Count every line that has the word "chart". Give the number, without anything more.

Extracted information ▸
—————

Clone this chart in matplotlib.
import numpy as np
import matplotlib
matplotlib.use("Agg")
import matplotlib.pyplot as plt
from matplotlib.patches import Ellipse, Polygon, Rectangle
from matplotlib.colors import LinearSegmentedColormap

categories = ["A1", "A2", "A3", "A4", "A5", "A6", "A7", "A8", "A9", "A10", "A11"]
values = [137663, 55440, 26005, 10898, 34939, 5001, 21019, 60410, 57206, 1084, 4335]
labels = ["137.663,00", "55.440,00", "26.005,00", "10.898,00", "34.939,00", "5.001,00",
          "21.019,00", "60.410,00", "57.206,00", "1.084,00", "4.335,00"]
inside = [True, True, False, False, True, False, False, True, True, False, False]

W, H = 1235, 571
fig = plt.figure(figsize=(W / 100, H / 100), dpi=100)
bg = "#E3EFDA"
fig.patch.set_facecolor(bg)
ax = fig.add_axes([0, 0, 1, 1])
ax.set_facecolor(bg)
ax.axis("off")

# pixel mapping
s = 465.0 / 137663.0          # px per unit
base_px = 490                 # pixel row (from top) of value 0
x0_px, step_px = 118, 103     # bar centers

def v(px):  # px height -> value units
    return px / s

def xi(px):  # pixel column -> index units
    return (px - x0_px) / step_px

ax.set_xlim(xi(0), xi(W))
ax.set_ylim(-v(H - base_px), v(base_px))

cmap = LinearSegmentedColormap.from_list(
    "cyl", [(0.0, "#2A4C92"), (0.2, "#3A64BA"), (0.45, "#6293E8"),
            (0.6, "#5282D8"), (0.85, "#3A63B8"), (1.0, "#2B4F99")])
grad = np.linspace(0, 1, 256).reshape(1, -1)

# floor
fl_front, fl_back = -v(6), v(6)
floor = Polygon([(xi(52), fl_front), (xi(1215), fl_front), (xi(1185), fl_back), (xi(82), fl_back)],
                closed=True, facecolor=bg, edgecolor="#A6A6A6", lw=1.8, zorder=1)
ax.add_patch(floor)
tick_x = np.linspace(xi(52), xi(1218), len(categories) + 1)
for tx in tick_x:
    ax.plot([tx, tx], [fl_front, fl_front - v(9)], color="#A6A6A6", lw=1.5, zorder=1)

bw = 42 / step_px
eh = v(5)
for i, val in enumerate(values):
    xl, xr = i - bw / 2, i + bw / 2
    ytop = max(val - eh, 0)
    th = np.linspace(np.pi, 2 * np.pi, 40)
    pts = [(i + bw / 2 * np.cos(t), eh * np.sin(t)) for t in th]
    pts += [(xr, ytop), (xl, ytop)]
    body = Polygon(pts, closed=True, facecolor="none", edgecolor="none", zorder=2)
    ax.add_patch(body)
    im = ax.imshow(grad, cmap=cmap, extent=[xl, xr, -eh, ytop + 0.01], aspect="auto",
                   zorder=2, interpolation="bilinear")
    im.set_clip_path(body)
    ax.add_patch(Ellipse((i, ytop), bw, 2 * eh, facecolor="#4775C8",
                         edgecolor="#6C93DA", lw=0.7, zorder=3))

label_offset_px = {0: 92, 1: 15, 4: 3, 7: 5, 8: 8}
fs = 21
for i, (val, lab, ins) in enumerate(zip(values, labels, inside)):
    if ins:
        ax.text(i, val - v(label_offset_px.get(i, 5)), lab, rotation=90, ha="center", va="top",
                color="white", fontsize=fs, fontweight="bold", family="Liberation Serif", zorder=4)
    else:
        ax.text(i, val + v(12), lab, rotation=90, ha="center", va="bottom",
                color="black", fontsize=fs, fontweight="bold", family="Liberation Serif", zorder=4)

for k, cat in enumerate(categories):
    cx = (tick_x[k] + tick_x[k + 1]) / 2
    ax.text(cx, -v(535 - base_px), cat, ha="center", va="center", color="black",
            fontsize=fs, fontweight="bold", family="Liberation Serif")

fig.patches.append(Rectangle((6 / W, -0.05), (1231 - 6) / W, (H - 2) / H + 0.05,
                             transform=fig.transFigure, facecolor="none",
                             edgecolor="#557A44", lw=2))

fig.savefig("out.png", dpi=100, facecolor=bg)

—————

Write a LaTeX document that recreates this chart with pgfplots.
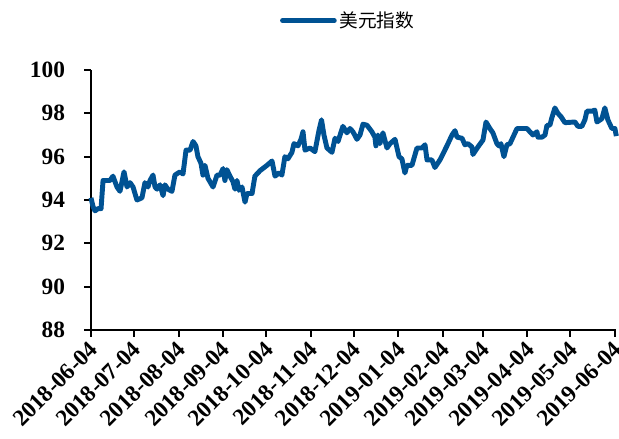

—————

Answer to this task ▸ 2